The debacle in the committee hearing room in Austin, Texas last week exposed the core of the problem with abortion. It all comes down to the humanity, and the God-given, unalienable, equal rights of the individual child, and whether or not the perpetrators who seek to slaughter them will be punished in the same way other murderers are dealt with under the law.
In other words, it all came down to the same things it came down to in front of the Supreme Court in 1973. Prior to Roe vs. Wade, Texas had unjust, immoral, unconstitutional laws on the books that deprived the unborn child of their equal rights, and punished their murderers differently, and much more leniently, than the murderers of those fortunate enough to have passed through a birth canal. Which, of course, provided the pretext the wicked Blackmun court needed to dehumanize, to depersonify, the unborn child. Which, of course, then led to the cold-blooded, premeditated murder of more then sixty million innocent, helpless, defenseless children.
And what was the response of Pro-Life, Inc., and their faithful minions in the Texas legislature when presented with a just, constitutional bill that would criminalize all abortions in their state? They were steadfast in their determination to make the exact same moral, constitutional, and legal error that led to Roe in the first place, even though more than 98% of the more than three hundred citizens who testified in front of their committee spent more than eight hours, late into the night, explaining to them in great depth, in exquisite detail, why doing this would be a gross violation of the most sacred obligations of their solemn oaths.
And the innocent blood continues to flow.
Republicans are ecstatic about Senator Collins' remarks today announcing that she will vote to confirm Kavanaugh. I just watched a portion of that speech and don't share their enthusiasm. Her support for the nominee is based in the outrageous claim made by Kavanaugh in his testimony that he believes the concept of "stare decisis," or strict adherence to judicial precedent, to be rooted in the Constitution and Federalist #78, when nothing could be further from the truth.

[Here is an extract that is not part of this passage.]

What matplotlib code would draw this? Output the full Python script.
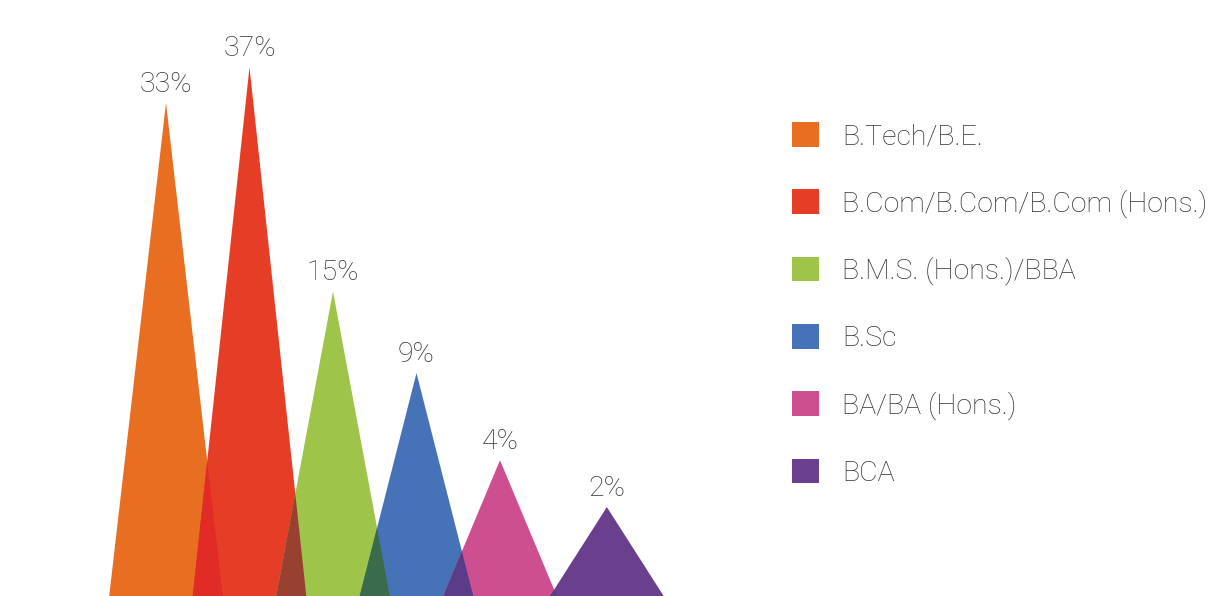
import numpy as np
import matplotlib
matplotlib.use("Agg")
from matplotlib import pyplot as plt
from matplotlib.patches import Polygon, Patch

plt.rcParams["font.family"] = ["Roboto", "DejaVu Sans"]

# share of students by degree
courses = ["B.Tech/B.E.", "B.Com/B.Com/B.Com (Hons.)", "B.M.S. (Hons.)/BBA",
           "B.Sc", "BA/BA (Hons.)", "BCA"]
shares = [33, 37, 15, 9, 4, 2]

colors = ["#e86e22", "#e63e26", "#9ec54a", "#4673b8", "#cd4f8f", "#6a3f8e"]
# colour where a peak overlaps the one to its left
overlap_colors = ["#e12b27", "#984131", "#3a6c4b", "#5a3c89", "#5a3c89"]

half_width = 0.68
power = 0.611
fs = 20.5
weight = "light"

xpos = np.arange(len(shares), dtype=float)
xpos[-1] += 0.28

fig = plt.figure(figsize=(12.11, 5.96), dpi=100)
W, H = 1211, 596
ax = fig.add_axes([0, 0, 760 / W, 1])
ax.set_yscale("function", functions=(lambda v: np.power(np.clip(v, 0, None), power),
                                      lambda v: np.power(np.clip(v, 0, None), 1 / power)))
ax.set_xlim(-166 / 83.5, (760 - 166) / 83.5)
ax.set_ylim(0, 45)
ax.axis("off")

patches = []
for i, (x, v) in enumerate(zip(xpos, shares)):
    tri = [(x - half_width, 0), (x, v), (x + half_width, 0)]
    p = Polygon(tri, closed=True, facecolor=colors[i], edgecolor="none", zorder=2)
    ax.add_patch(p)
    if i > 0:
        # same triangle again, clipped to the previous one
        ov = Polygon(tri, closed=True, facecolor=overlap_colors[i - 1],
                     edgecolor="none", zorder=3)
        ax.add_patch(ov)
        ov.set_clip_path(patches[-1])
    patches.append(p)
    ax.annotate(f"{v}%", (x, v), xytext=(0, 8), textcoords="offset points",
                ha="center", va="baseline", fontsize=fs, color="#333333",
                fontweight=weight)

handles = [Patch(facecolor=c, edgecolor="none") for c in colors]
leg = fig.legend(handles, courses, loc="upper left",
                 bbox_to_anchor=(792 / W, 1 - 122 / H), frameon=False,
                 fontsize=fs, handlelength=0.95, handleheight=0.95,
                 handletextpad=0.8, labelspacing=1.37, borderaxespad=0,
                 borderpad=0)
for t in leg.get_texts():
    t.set_color("#333333")
    t.set_fontweight(weight)

fig.savefig("out.png", dpi=100)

In short, the GOP is "winning" another seat on the Supreme Court, by continuing to abjectly surrender our actual American form of constitutional republican self-government. A pyrrhic "victory" if there ever was one.

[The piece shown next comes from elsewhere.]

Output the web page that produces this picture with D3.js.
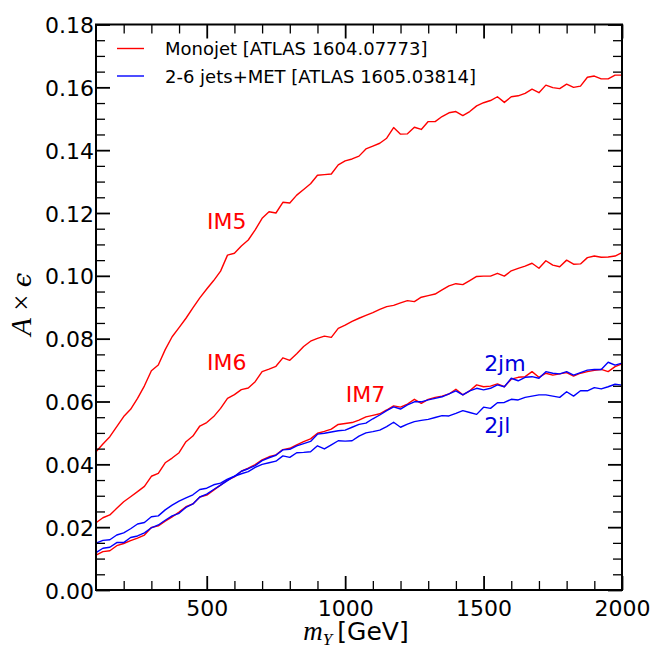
<!DOCTYPE html>
<html>
<head>
<meta charset="utf-8">
<script src="https://cdn.jsdelivr.net/npm/d3@7"></script>
<style>
  html, body { margin: 0; padding: 0; background: #fff; }
  svg { display: block; }
</style>
</head>
<body>
<svg id="chart" width="665" height="648"></svg>
<script>
// ---------------- DATA ----------------
const mY = [100,125,150,175,200,225,250,275,300,325,
  350,375,400,425,450,475,500,525,550,575,
  600,625,650,675,700,725,750,775,800,825,
  850,875,900,925,950,975,1000,1025,1050,1075,
  1100,1125,1150,1175,1200,1225,1250,1275,1300,1325,
  1350,1375,1400,1425,1450,1475,1500,1525,1550,1575,
  1600,1625,1650,1675,1700,1725,1750,1775,1800,1825,
  1850,1875,1900,1925,1950,1975,2000];

const IM5 = [0.0440,0.0465,0.0488,0.0520,0.0552,0.0575,0.0610,0.0650,0.0698,0.0716,
  0.0765,0.0806,0.0835,0.0865,0.0898,0.0930,0.0958,0.0985,0.1015,0.1066,
  0.1072,0.1095,0.1114,0.1146,0.1183,0.1204,0.1200,0.1234,0.1232,0.1257,
  0.1275,0.1293,0.1320,0.1322,0.1324,0.1353,0.1366,0.1372,0.1381,0.1404,
  0.1413,0.1422,0.1438,0.1472,0.1451,0.1452,0.1473,0.1466,0.1491,0.1491,
  0.1507,0.1519,0.1523,0.1510,0.1523,0.1541,0.1551,0.1558,0.1570,0.1552,
  0.1570,0.1573,0.1581,0.1594,0.1583,0.1607,0.1599,0.1596,0.1610,0.1600,
  0.1604,0.1632,0.1636,0.1627,0.1627,0.1639,0.1639];

const IM6 = [0.0214,0.0230,0.0239,0.0260,0.0281,0.0297,0.0313,0.0330,0.0362,0.0371,
  0.0405,0.0420,0.0437,0.0472,0.0490,0.0522,0.0533,0.0552,0.0578,0.0610,
  0.0622,0.0638,0.0643,0.0663,0.0695,0.0703,0.0712,0.0739,0.0731,0.0752,
  0.0775,0.0792,0.0801,0.0808,0.0804,0.0833,0.0843,0.0855,0.0865,0.0874,
  0.0883,0.0893,0.0902,0.0906,0.0914,0.0921,0.0918,0.0932,0.0937,0.0942,
  0.0955,0.0968,0.0975,0.0972,0.0985,0.0998,0.0999,0.0999,0.1008,0.0999,
  0.1016,0.1024,0.1031,0.1040,0.1024,0.1048,0.1034,0.1029,0.1050,0.1037,
  0.1038,0.1058,0.1063,0.1059,0.1060,0.1063,0.1074];

const IM7 = [0.0111,0.0122,0.0125,0.0141,0.0148,0.0157,0.0165,0.0175,0.0199,0.0204,
  0.0219,0.0233,0.0248,0.0265,0.0274,0.0296,0.0302,0.0318,0.0334,0.0350,
  0.0360,0.0378,0.0388,0.0399,0.0414,0.0424,0.0430,0.0447,0.0451,0.0462,
  0.0472,0.0481,0.0499,0.0505,0.0512,0.0527,0.0530,0.0533,0.0541,0.0551,
  0.0556,0.0561,0.0573,0.0586,0.0582,0.0592,0.0607,0.0594,0.0607,0.0613,
  0.0617,0.0624,0.0639,0.0621,0.0634,0.0653,0.0647,0.0649,0.0656,0.0647,
  0.0671,0.0677,0.0679,0.0695,0.0677,0.0690,0.0684,0.0688,0.0692,0.0681,
  0.0690,0.0695,0.0699,0.0702,0.0695,0.0711,0.0720];

const JM2 = [0.0119,0.0133,0.0136,0.0151,0.0151,0.0167,0.0172,0.0182,0.0198,0.0207,
  0.0222,0.0236,0.0244,0.0263,0.0274,0.0296,0.0305,0.0320,0.0334,0.0348,
  0.0362,0.0378,0.0386,0.0396,0.0412,0.0421,0.0429,0.0446,0.0448,0.0459,
  0.0466,0.0473,0.0496,0.0499,0.0503,0.0507,0.0509,0.0518,0.0527,0.0531,
  0.0545,0.0557,0.0571,0.0583,0.0576,0.0589,0.0599,0.0599,0.0605,0.0610,
  0.0615,0.0624,0.0634,0.0621,0.0634,0.0642,0.0637,0.0642,0.0653,0.0647,
  0.0674,0.0666,0.0677,0.0679,0.0674,0.0695,0.0690,0.0688,0.0695,0.0684,
  0.0692,0.0700,0.0702,0.0702,0.0725,0.0716,0.0722];

const JL2 = [0.0149,0.0158,0.0160,0.0175,0.0182,0.0195,0.0210,0.0215,0.0233,0.0236,
  0.0255,0.0270,0.0283,0.0293,0.0303,0.0320,0.0324,0.0335,0.0340,0.0353,
  0.0362,0.0370,0.0377,0.0390,0.0400,0.0405,0.0410,0.0427,0.0422,0.0437,
  0.0438,0.0440,0.0459,0.0449,0.0462,0.0475,0.0474,0.0475,0.0490,0.0500,
  0.0504,0.0509,0.0520,0.0534,0.0518,0.0528,0.0536,0.0540,0.0543,0.0549,
  0.0555,0.0554,0.0562,0.0571,0.0565,0.0559,0.0582,0.0578,0.0596,0.0597,
  0.0607,0.0605,0.0613,0.0617,0.0621,0.0621,0.0617,0.0613,0.0631,0.0617,
  0.0634,0.0634,0.0644,0.0640,0.0647,0.0655,0.0652];

const xMajorTicks = [500, 1000, 1500, 2000];
const xMinorTicks = [200,300,400,600,700,800,900,1100,1200,1300,1400,1600,1700,1800,1900];
const yMajorTicks = [0.00,0.02,0.04,0.06,0.08,0.10,0.12,0.14,0.16,0.18];
const yMinorTicks = [0.005,0.01,0.015,0.025,0.03,0.035,0.045,0.05,0.055,0.065,0.07,0.075,
  0.085,0.09,0.095,0.105,0.11,0.115,0.125,0.13,0.135,0.145,0.15,0.155,0.165,0.17,0.175];

const seriesNames = ["IM5","IM6","IM7","2jm","2jl"];
const seriesValues = [IM5, IM6, IM7, JM2, JL2];
const seriesGroup = ["mono","mono","mono","jets","jets"];
const legendLabels = ["Monojet [ATLAS 1604.07773]", "2-6 jets+MET [ATLAS 1605.03814]"];
const legendGroups = ["mono","jets"];

// ---------------- LAYOUT ----------------
const W = 665, H = 648;
const M = {left: 96, right: 43, top: 24.5, bottom: 58};
const iw = W - M.left - M.right, ih = H - M.top - M.bottom;
const color = {mono: "#ff0000", jets: "#0000ff"};
const svg = d3.select("#chart");
const g = svg.append("g").attr("transform", `translate(${M.left},${M.top})`);

const x = d3.scaleLinear().domain([100, 2000]).range([0, iw]);
const y = d3.scaleLinear().domain([0, 0.18]).range([ih, 0]);

// curves (red first, blue over)
const line = d3.line().x(d => x(d[0])).y(d => y(d[1]));
const order = [0,1,2,3,4];
g.append("g").selectAll("path").data(order).join("path")
  .attr("d", i => line(mY.map((m, k) => [m, seriesValues[i][k]])))
  .attr("fill", "none")
  .attr("stroke", i => color[seriesGroup[i]])
  .attr("stroke-width", 1.4)
  .attr("stroke-linejoin", "round");

// axes
const tickFont = "'DejaVu Sans', sans-serif";
function styleAxis(sel, major) {
  sel.select(".domain").remove();
  sel.selectAll(".tick line").attr("stroke", "#000").attr("stroke-width", major ? 1.8 : 1.3);
  sel.selectAll(".tick text").attr("font-family", tickFont).attr("font-size", 22).attr("fill", "#000");
}
// bottom
g.append("g").attr("transform", `translate(0,${ih})`)
  .call(d3.axisBottom(x).tickValues(xMajorTicks).tickSize(-14).tickPadding(26).tickFormat(d3.format("d")))
  .call(s => styleAxis(s, true))
  .call(s => s.selectAll(".tick text").attr("dy", "0").attr("y", 26));
g.append("g").attr("transform", `translate(0,${ih})`)
  .call(d3.axisBottom(x).tickValues(xMinorTicks).tickSize(-9).tickFormat(""))
  .call(s => styleAxis(s, false));
// top
g.append("g")
  .call(d3.axisTop(x).tickValues(xMajorTicks).tickSize(-14).tickFormat(""))
  .call(s => styleAxis(s, true));
g.append("g")
  .call(d3.axisTop(x).tickValues(xMinorTicks).tickSize(-9).tickFormat(""))
  .call(s => styleAxis(s, false));
// left
g.append("g")
  .call(d3.axisLeft(y).tickValues(yMajorTicks).tickSize(-14).tickPadding(2).tickFormat(d3.format(".2f")))
  .call(s => styleAxis(s, true))
  .call(s => s.selectAll(".tick text").attr("dy", "0").attr("y", 8));
g.append("g")
  .call(d3.axisLeft(y).tickValues(yMinorTicks).tickSize(-9).tickFormat(""))
  .call(s => styleAxis(s, false));
// right
g.append("g").attr("transform", `translate(${iw},0)`)
  .call(d3.axisRight(y).tickValues(yMajorTicks).tickSize(-14).tickFormat(""))
  .call(s => styleAxis(s, true));
g.append("g").attr("transform", `translate(${iw},0)`)
  .call(d3.axisRight(y).tickValues(yMinorTicks).tickSize(-9).tickFormat(""))
  .call(s => styleAxis(s, false));

// frame
g.append("rect").attr("x", 0).attr("y", 0).attr("width", iw).attr("height", ih)
  .attr("fill", "none").attr("stroke", "#000").attr("stroke-width", 2);

// legend
const leg = g.append("g").attr("transform", "translate(21,24)");
leg.selectAll("line").data(legendGroups).join("line")
  .attr("x1", 0).attr("x2", 27)
  .attr("y1", (d, i) => i * 27.5).attr("y2", (d, i) => i * 27.5)
  .attr("stroke", d => color[d]).attr("stroke-width", 1.4);
leg.selectAll("text").data(legendLabels).join("text")
  .attr("x", 48).attr("y", (d, i) => i * 27.5 + 6.5)
  .attr("font-family", tickFont).attr("font-size", 18).attr("fill", "#000")
  .text(d => d);

// curve annotations (anchored at data coordinates: text centre)
const annot = [
  {t: "IM5", m: 501, v: 0.1175, grp: "mono"},
  {t: "IM6", m: 501, v: 0.0726, grp: "mono"},
  {t: "IM7", m: 1002, v: 0.0624, grp: "mono"},
  {t: "2jm", m: 1502, v: 0.0723, grp: "jets"},
  {t: "2jl", m: 1502, v: 0.0525, grp: "jets"}
];
g.append("g").selectAll("text").data(annot).join("text")
  .attr("x", d => x(d.m)).attr("y", d => y(d.v) + 8)
  .attr("font-family", tickFont).attr("font-size", 22)
  .attr("fill", d => d.grp === "mono" ? "#ff0000" : "#0000dd")
  .text(d => d.t);

// x label: m_Y [GeV]
const xl = svg.append("text")
  .attr("x", M.left + iw / 2 - 3).attr("y", 640)
  .attr("text-anchor", "middle")
  .attr("font-family", tickFont).attr("font-size", 25).attr("fill", "#000");
xl.append("tspan").attr("font-family", "'Liberation Serif', 'DejaVu Serif', serif")
  .attr("font-style", "italic").attr("font-size", 27).text("m");
xl.append("tspan").attr("font-family", "'Liberation Serif', 'DejaVu Serif', serif")
  .attr("font-style", "italic").attr("font-size", 17).attr("dy", 5).text("Y");
xl.append("tspan").attr("dy", -5).text("\u2009[GeV]");

// y label: A × ϵ
const yl = svg.append("text")
  .attr("transform", `translate(31,${M.top + ih / 2 - 3}) rotate(-90)`)
  .attr("text-anchor", "middle")
  .attr("font-family", "'Liberation Serif', 'DejaVu Serif', serif")
  .attr("font-size", 29).attr("fill", "#000");
yl.append("tspan").attr("font-style", "italic").text("A");
yl.append("tspan").text(" \u00d7 ");
yl.append("tspan").attr("font-style", "italic").attr("font-family", "'DejaVu Serif', serif")
  .attr("font-size", 26).text("\u03f5");
</script>
</body>
</html>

It's a slow-moving but steady coup d'etat, and the people are, sadly, too ignorant of what our government is supposed to be to see what's right in front of their face.
“You seem . . . to consider the judges as the ultimate arbiters of all constitutional questions; a very dangerous doctrine indeed, and one which would place us under the despotism of an oligarchy.” (Thomas Jefferson, Letter to William Jarvis, Sept. 28, 1820)
“…The candid citizen must confess that if the policy of the government, upon vital questions, affecting the whole people, is to be irrevocably fixed by decisions of the Supreme Court, the instant they are made, in ordinary litigation between parties, in personal actions, the people will have ceased to be their own rulers, having, to that extent, practically resigned their government into the hands of that eminent tribunal.” (Abraham Lincoln, First Inaugural Address)
“There is no position which depends on clearer principles than that every act of a delegated authority, contrary to the commission under which it is exercised, is void. No legislative act, therefore, contrary to the Constitution, can be valid.”
-- Alexander Hamilton, The Federalist Papers, #78.
In the exact same way, of course, no judicial opinion, therefore, contrary to the Constitution, can be valid.
“Every law consistent with the Constitution will have been made in pursuance of the powers granted by it. Every usurpation or law repugnant to it cannot have been made in pursuance of its powers. The latter will be nugatory and void.”
-- Thomas Jefferson, Elliot, p. 4:187-88.
What the Democrats are doing with the Kavanaugh nomination is shameless and despicable. And the Republican response is pathetic and feckless.
All of which misses the real point.
Brett Kavanaugh thinks that ours is a system of, and I quote, "absolute vertical stare decisis."
Allow me to translate that. Kavanaugh is a judicial supremacist. He believes that we live in a judicial oligarchy, instead of a constitutional republic. He thinks that the courts make our laws, when, in fact, the Constitution grants law-making power only to the legislative branch. He thinks that all officers of government, even in the other branches, are subservient to the Supreme Court and its immoral, unconstitutional opinions, instead of duty-bound by their own oaths of office to support and defend the Constitution.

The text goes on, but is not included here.